┌──
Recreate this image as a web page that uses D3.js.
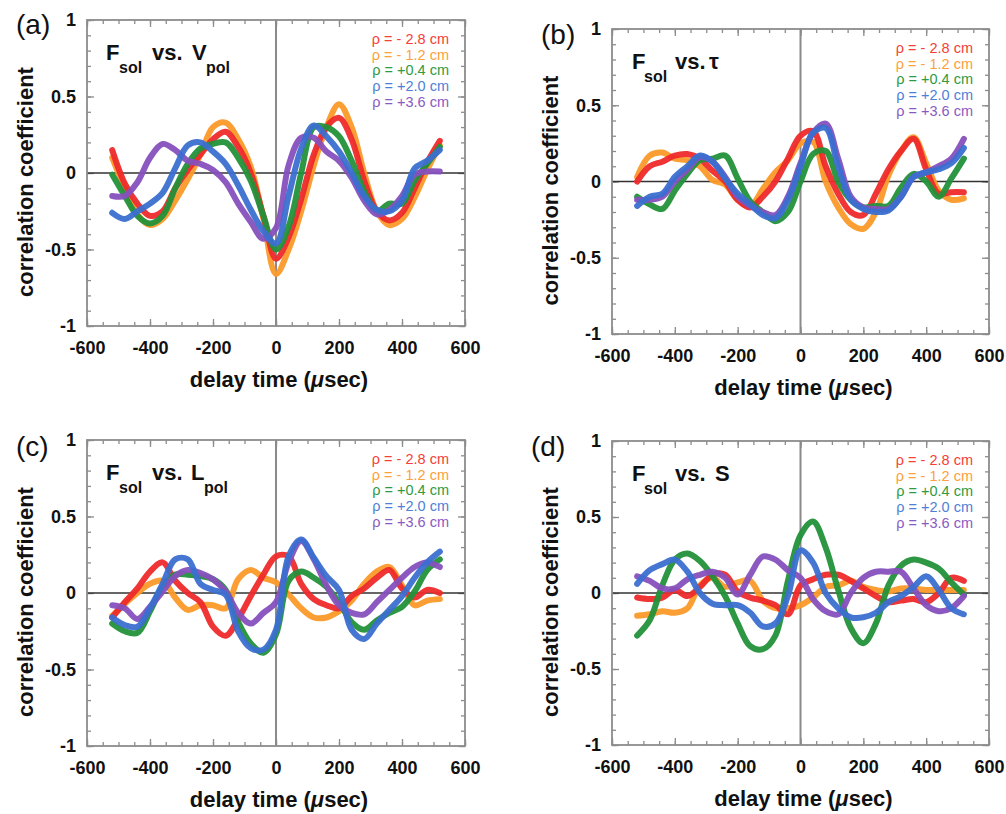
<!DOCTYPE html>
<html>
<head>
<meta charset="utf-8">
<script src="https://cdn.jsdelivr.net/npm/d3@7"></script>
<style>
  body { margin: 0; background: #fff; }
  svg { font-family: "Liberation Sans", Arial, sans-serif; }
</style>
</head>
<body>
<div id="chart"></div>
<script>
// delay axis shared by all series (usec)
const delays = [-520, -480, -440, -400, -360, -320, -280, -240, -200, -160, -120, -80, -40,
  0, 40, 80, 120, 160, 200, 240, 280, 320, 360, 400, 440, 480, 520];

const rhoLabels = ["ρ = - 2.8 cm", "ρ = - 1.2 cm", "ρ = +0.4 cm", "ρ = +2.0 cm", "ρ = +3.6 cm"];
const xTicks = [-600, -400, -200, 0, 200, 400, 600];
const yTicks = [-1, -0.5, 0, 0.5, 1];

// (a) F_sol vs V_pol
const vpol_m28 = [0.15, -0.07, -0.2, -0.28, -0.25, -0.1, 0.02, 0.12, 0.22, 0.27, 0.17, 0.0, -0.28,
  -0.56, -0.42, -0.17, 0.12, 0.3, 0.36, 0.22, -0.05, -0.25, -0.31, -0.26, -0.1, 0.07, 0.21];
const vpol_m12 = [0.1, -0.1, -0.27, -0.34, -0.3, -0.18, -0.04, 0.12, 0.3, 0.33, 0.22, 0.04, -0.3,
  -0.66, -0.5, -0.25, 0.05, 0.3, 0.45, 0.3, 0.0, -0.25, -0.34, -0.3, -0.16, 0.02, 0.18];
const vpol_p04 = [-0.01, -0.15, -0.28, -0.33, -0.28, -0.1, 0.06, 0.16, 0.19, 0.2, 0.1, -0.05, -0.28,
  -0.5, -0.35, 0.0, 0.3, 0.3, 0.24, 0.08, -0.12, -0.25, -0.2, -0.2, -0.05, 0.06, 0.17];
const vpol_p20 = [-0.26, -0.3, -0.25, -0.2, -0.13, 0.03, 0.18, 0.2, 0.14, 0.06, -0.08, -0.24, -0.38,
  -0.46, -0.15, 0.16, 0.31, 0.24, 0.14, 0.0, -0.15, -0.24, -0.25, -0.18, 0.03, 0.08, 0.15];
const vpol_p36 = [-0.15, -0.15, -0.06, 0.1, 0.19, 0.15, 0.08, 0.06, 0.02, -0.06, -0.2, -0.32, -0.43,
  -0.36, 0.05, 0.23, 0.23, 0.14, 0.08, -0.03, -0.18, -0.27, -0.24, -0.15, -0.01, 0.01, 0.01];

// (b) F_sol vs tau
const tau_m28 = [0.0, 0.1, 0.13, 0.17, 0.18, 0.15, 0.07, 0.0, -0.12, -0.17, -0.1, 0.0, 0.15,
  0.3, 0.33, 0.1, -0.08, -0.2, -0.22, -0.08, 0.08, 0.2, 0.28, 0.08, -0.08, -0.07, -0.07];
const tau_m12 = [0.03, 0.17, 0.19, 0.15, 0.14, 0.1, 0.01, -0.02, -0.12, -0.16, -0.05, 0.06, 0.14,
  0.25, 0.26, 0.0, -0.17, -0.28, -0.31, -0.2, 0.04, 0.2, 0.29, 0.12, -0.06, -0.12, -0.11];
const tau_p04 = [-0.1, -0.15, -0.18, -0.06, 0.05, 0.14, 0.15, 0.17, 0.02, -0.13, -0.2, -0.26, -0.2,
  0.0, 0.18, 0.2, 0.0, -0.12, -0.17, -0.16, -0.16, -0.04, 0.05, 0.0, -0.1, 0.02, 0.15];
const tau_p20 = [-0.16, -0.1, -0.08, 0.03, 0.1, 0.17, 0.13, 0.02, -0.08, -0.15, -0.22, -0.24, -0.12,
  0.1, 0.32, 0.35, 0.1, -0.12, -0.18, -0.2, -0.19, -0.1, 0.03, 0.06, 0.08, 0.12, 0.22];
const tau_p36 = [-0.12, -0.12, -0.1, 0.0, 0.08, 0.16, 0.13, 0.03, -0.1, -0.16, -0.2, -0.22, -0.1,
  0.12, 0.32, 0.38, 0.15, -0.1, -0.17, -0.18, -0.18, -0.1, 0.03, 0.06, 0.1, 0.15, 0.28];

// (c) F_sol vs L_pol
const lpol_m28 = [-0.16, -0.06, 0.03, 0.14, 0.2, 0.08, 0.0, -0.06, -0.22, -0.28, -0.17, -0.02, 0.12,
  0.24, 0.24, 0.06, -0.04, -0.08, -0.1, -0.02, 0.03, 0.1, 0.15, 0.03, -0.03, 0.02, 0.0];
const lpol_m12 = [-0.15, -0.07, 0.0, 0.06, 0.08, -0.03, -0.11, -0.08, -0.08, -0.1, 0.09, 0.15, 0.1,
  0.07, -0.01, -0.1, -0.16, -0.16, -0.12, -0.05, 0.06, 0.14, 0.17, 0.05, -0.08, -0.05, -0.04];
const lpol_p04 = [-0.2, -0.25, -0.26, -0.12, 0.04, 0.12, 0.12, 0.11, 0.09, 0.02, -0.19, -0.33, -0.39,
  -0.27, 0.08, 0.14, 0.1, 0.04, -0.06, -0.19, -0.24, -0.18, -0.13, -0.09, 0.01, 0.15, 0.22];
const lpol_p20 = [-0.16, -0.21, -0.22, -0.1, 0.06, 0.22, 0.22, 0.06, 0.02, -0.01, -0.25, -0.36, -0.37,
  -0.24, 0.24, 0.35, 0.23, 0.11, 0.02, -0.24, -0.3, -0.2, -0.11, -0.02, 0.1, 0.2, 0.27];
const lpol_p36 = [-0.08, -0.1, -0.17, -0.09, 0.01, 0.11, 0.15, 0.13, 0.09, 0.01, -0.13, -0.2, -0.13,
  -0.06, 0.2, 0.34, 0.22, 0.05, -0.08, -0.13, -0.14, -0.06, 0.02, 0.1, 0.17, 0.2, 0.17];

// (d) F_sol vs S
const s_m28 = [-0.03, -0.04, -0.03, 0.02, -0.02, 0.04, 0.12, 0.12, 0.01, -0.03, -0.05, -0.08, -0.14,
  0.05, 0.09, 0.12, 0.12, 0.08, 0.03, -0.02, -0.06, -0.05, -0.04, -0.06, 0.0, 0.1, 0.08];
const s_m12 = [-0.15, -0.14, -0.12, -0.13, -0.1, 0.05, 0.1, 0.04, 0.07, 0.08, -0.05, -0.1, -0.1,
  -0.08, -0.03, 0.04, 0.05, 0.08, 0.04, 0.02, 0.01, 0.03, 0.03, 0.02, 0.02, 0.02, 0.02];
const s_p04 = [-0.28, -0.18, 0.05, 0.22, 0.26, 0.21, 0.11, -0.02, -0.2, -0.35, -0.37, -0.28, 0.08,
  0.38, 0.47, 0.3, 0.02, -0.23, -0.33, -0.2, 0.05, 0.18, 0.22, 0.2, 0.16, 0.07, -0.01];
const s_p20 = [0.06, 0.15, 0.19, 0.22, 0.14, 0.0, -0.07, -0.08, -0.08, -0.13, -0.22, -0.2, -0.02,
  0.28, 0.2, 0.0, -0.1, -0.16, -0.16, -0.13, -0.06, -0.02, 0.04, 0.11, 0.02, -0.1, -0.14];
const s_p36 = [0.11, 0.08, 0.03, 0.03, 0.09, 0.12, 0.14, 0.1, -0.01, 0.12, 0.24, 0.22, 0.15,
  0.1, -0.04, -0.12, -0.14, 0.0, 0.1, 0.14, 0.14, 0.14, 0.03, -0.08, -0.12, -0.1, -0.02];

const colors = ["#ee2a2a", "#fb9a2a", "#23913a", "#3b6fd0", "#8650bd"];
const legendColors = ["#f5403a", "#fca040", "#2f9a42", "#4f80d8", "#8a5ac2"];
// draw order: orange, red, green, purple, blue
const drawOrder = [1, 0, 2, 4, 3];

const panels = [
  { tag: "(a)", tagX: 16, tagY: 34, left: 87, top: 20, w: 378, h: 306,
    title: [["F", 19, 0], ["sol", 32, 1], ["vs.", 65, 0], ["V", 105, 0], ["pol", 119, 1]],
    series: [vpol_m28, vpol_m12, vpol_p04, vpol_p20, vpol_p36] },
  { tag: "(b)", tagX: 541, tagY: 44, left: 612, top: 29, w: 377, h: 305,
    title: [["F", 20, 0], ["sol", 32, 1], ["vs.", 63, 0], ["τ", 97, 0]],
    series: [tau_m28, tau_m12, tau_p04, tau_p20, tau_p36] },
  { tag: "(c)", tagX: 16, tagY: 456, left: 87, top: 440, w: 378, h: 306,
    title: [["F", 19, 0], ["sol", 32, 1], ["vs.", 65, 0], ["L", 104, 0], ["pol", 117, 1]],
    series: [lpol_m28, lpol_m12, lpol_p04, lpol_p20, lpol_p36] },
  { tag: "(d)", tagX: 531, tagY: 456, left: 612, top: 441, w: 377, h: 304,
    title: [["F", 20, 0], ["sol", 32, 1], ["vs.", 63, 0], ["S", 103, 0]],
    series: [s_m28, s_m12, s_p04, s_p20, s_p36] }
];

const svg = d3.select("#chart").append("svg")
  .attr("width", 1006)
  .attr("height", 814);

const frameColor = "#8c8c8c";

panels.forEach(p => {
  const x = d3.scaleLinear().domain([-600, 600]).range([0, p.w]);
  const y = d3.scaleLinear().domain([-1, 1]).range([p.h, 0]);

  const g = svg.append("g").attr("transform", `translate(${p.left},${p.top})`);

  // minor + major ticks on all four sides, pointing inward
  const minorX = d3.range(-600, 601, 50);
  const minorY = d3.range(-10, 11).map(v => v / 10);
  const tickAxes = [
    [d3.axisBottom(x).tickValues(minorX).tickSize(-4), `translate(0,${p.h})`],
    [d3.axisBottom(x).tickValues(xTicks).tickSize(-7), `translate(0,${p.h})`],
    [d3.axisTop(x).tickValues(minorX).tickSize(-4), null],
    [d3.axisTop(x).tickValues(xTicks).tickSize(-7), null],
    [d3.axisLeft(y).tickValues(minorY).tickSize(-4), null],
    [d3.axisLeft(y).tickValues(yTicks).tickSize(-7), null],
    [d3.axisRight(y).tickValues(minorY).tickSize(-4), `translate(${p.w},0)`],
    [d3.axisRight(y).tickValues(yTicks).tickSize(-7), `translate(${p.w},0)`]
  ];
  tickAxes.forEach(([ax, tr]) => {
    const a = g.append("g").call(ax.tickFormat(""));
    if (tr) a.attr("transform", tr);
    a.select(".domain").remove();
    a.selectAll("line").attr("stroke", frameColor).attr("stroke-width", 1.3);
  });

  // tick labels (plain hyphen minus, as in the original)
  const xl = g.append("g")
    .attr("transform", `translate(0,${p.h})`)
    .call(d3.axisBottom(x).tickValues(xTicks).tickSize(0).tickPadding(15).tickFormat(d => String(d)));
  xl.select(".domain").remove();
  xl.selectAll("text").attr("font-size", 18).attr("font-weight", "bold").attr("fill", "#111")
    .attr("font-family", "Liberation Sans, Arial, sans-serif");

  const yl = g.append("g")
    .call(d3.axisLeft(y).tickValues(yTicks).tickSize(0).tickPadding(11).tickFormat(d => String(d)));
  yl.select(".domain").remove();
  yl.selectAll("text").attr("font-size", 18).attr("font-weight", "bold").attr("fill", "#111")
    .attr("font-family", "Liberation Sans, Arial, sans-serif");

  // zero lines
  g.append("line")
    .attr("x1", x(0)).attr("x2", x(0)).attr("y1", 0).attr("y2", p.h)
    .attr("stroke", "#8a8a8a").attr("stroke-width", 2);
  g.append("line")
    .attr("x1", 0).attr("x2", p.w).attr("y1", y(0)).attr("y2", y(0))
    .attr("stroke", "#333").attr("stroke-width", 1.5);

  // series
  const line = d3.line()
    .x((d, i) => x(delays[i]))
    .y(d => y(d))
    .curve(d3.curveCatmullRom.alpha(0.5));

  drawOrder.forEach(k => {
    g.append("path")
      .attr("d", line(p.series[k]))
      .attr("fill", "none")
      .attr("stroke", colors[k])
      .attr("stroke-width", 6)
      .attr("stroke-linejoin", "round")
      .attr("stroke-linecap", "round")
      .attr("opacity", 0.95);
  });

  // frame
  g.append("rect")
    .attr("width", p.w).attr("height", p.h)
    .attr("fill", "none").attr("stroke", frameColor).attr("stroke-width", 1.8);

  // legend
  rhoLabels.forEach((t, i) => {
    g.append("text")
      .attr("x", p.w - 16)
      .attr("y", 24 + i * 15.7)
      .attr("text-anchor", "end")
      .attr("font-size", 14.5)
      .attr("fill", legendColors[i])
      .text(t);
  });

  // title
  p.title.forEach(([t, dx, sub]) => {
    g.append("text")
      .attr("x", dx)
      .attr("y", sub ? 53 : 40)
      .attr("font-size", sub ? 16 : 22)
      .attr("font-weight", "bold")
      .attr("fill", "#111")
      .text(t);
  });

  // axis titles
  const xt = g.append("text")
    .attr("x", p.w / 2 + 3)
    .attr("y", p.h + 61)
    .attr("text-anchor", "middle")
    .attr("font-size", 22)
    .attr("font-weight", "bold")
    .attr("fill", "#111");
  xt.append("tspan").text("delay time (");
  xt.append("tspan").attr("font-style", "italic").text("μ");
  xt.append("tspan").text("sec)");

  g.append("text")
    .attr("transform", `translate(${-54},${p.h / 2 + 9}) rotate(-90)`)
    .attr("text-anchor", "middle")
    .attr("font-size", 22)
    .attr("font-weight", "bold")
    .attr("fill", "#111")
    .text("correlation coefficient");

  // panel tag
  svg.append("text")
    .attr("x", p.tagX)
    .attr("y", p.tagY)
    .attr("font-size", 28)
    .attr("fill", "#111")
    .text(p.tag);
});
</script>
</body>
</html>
└──
**OBJECTIVE:**
With all pictures left out, please transcribe exactly the lines from the start of the material through the line with "const yTicks = [-1, -0.5, 0, 0.5, 1];".

**PROBLEM SOLUTION:**
Recreate this image as a web page that uses D3.js.
<!DOCTYPE html>
<html>
<head>
<meta charset="utf-8">
<script src="https://cdn.jsdelivr.net/npm/d3@7"></script>
<style>
  body { margin: 0; background: #fff; }
  svg { font-family: "Liberation Sans", Arial, sans-serif; }
</style>
</head>
<body>
<div id="chart"></div>
<script>
// delay axis shared by all series (usec)
const delays = [-520, -480, -440, -400, -360, -320, -280, -240, -200, -160, -120, -80, -40,
  0, 40, 80, 120, 160, 200, 240, 280, 320, 360, 400, 440, 480, 520];

const rhoLabels = ["ρ = - 2.8 cm", "ρ = - 1.2 cm", "ρ = +0.4 cm", "ρ = +2.0 cm", "ρ = +3.6 cm"];
const xTicks = [-600, -400, -200, 0, 200, 400, 600];
const yTicks = [-1, -0.5, 0, 0.5, 1];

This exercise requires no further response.